Pull each line holding the word "chart" from the data.
★ ★ ★ ★ ★ ★ ★
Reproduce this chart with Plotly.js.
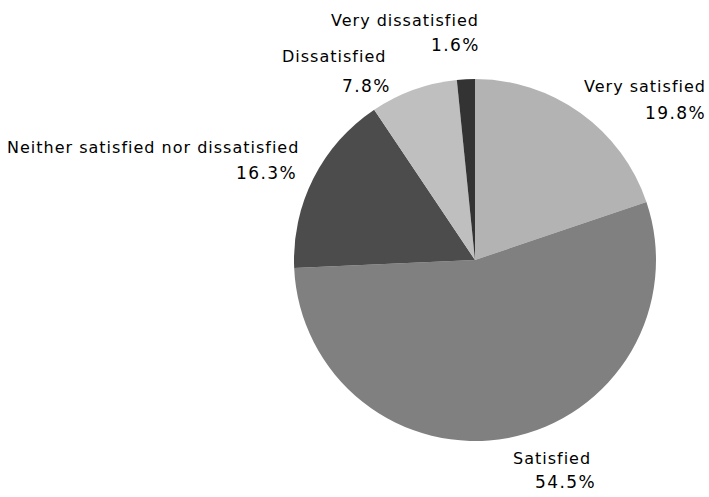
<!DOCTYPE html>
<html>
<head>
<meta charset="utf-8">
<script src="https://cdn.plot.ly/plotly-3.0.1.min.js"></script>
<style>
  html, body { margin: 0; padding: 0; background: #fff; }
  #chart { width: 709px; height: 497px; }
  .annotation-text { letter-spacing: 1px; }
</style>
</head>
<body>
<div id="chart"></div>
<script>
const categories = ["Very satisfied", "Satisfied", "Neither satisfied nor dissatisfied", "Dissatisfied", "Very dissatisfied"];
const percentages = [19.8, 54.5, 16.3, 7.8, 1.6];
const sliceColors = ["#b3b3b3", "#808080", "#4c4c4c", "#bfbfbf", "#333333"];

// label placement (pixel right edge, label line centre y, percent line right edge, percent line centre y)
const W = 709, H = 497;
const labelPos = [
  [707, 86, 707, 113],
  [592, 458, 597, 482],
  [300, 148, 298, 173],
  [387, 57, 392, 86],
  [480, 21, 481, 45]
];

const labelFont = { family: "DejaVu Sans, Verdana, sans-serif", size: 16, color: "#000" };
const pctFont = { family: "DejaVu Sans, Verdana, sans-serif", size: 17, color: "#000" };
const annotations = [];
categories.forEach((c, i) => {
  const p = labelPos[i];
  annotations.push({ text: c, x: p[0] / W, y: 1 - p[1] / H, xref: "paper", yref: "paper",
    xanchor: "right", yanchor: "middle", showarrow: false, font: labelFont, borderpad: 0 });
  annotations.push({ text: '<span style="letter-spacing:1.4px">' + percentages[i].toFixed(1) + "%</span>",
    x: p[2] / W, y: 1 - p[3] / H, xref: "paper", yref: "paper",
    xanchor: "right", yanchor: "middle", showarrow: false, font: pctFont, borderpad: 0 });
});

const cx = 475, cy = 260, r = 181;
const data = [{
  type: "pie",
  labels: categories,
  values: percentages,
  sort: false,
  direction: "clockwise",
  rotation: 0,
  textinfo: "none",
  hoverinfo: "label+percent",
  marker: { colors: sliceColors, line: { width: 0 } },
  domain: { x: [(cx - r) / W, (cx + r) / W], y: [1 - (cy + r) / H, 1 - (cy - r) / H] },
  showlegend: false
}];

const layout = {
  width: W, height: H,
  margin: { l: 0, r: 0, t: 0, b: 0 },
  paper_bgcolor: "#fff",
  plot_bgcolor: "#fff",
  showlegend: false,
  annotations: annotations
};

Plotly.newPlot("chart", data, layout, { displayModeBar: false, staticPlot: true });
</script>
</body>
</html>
★ ★ ★ ★ ★ ★ ★
[Worked answer]
Reproduce this chart with Plotly.js.
  #chart { width: 709px; height: 497px; }
<div id="chart"></div>
Plotly.newPlot("chart", data, layout, { displayModeBar: false, staticPlot: true });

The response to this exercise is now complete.